**SHORT TASK**
The line holding "ax.axhline(yv, color='#111111', lw=1.0, zorder=1)" is the last one to output; start at the first line of the data, keep every line in between exactly, and leave out pictures.

━━━━━━━━━━━━━━━━

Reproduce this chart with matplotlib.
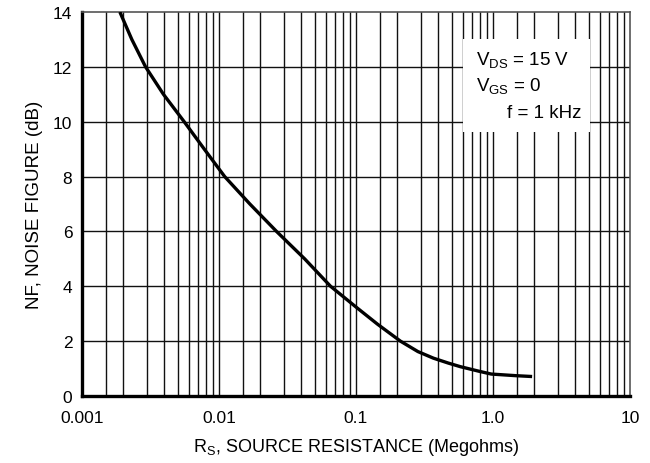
import numpy as np
import matplotlib
matplotlib.use("Agg")
import matplotlib.pyplot as plt
from matplotlib.patches import Rectangle

plt.rcParams['font.family'] = ['Liberation Sans', 'DejaVu Sans']
plt.rcParams['mathtext.fontset'] = 'custom'
plt.rcParams['mathtext.rm'] = 'Liberation Sans'
plt.rcParams['mathtext.it'] = 'Liberation Sans'

# source resistance (Megohms) and noise figure (dB)
rs = [0.00189, 0.00231, 0.00291, 0.00393, 0.00557, 0.00781, 0.0110, 0.0168,
      0.0263, 0.0422, 0.0652, 0.1008, 0.1434, 0.211, 0.283, 0.367, 0.472,
      0.577, 0.794, 0.971, 1.48, 1.93]
nf = [14.0, 13.0, 12.0, 11.0, 10.0, 9.0, 8.0, 7.0,
      6.0, 5.0, 4.0, 3.23, 2.62, 2.0, 1.62, 1.38, 1.20,
      1.07, 0.90, 0.80, 0.74, 0.71]

x_ticks = [0.001, 0.01, 0.1, 1.0, 10]
x_labels = ['0.001', '0.01', '0.1', '1.0', '10']
y_ticks = [0, 2, 4, 6, 8, 10, 12, 14]
grid_steps = [1.5, 2, 3, 4, 5, 6, 7, 8, 9]

fig = plt.figure(figsize=(6.5, 4.64), dpi=100)
ax = fig.add_axes([82 / 650, (464 - 397) / 464, 548 / 650, 384 / 464])

ax.set_xscale('log')
ax.set_xlim(0.001, 10)
ax.set_ylim(0, 14)

# grid: decade lines plus 1.5, 2 ... 9 in each decade, every 2 dB
for dec in [0.001, 0.01, 0.1, 1.0]:
    for k in grid_steps:
        ax.axvline(dec * k, color='#111111', lw=1.0, zorder=1)
    if dec > 0.001:
        ax.axvline(dec, color='#111111', lw=1.0, zorder=1)
for yv in y_ticks[1:-1]:
    ax.axhline(yv, color='#111111', lw=1.0, zorder=1)

# white box behind the conditions text
ax.add_patch(Rectangle((0.695, 0.6875), 0.232, 0.2425, transform=ax.transAxes,
                       facecolor='white', edgecolor='none', zorder=2))
ax.text(0.719, 0.8646, r'V$_{\mathrm{DS}}$ = 15 V', transform=ax.transAxes,
        fontsize=13.5, ha='left', va='baseline', zorder=3)
ax.text(0.719, 0.7956, r'V$_{\mathrm{GS}}$ = 0', transform=ax.transAxes,
        fontsize=13.5, ha='left', va='baseline', zorder=3)
ax.text(0.775, 0.7266, 'f = 1 kHz', transform=ax.transAxes,
        fontsize=13.5, ha='left', va='baseline', zorder=3)

ax.plot(rs, nf, color='black', lw=2.4, zorder=4,
        solid_capstyle='butt', solid_joinstyle='round')

ax.set_xticks(x_ticks)
ax.set_xticklabels(x_labels)
ax.xaxis.set_minor_locator(plt.NullLocator())
ax.set_yticks(y_ticks)
ax.tick_params(axis='both', length=0, labelsize=12.5)
ax.tick_params(axis='x', pad=10)
ax.tick_params(axis='y', pad=7)

ax.spines['left'].set_linewidth(2.4)
ax.spines['bottom'].set_linewidth(2.4)
ax.spines['top'].set_linewidth(1.2)
ax.spines['right'].set_linewidth(1.2)
ax.spines['top'].set_color('#555555')
ax.spines['right'].set_color('#555555')

ax.set_xlabel(r'R$_{\mathrm{S}}$, SOURCE RESISTANCE (Megohms)', fontsize=13, labelpad=8)
ax.set_ylabel('NF, NOISE FIGURE (dB)', fontsize=13.5, labelpad=7)

fig.savefig('out.png', dpi=100)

━━━━━━━━━━━━━━━━

**THE RESULT**
Reproduce this chart with matplotlib.
import numpy as np
import matplotlib
matplotlib.use("Agg")
import matplotlib.pyplot as plt
from matplotlib.patches import Rectangle

plt.rcParams['font.family'] = ['Liberation Sans', 'DejaVu Sans']
plt.rcParams['mathtext.fontset'] = 'custom'
plt.rcParams['mathtext.rm'] = 'Liberation Sans'
plt.rcParams['mathtext.it'] = 'Liberation Sans'

# source resistance (Megohms) and noise figure (dB)
rs = [0.00189, 0.00231, 0.00291, 0.00393, 0.00557, 0.00781, 0.0110, 0.0168,
      0.0263, 0.0422, 0.0652, 0.1008, 0.1434, 0.211, 0.283, 0.367, 0.472,
      0.577, 0.794, 0.971, 1.48, 1.93]
nf = [14.0, 13.0, 12.0, 11.0, 10.0, 9.0, 8.0, 7.0,
      6.0, 5.0, 4.0, 3.23, 2.62, 2.0, 1.62, 1.38, 1.20,
      1.07, 0.90, 0.80, 0.74, 0.71]

x_ticks = [0.001, 0.01, 0.1, 1.0, 10]
x_labels = ['0.001', '0.01', '0.1', '1.0', '10']
y_ticks = [0, 2, 4, 6, 8, 10, 12, 14]
grid_steps = [1.5, 2, 3, 4, 5, 6, 7, 8, 9]

fig = plt.figure(figsize=(6.5, 4.64), dpi=100)
ax = fig.add_axes([82 / 650, (464 - 397) / 464, 548 / 650, 384 / 464])

ax.set_xscale('log')
ax.set_xlim(0.001, 10)
ax.set_ylim(0, 14)

# grid: decade lines plus 1.5, 2 ... 9 in each decade, every 2 dB
for dec in [0.001, 0.01, 0.1, 1.0]:
    for k in grid_steps:
        ax.axvline(dec * k, color='#111111', lw=1.0, zorder=1)
    if dec > 0.001:
        ax.axvline(dec, color='#111111', lw=1.0, zorder=1)
for yv in y_ticks[1:-1]:
    ax.axhline(yv, color='#111111', lw=1.0, zorder=1)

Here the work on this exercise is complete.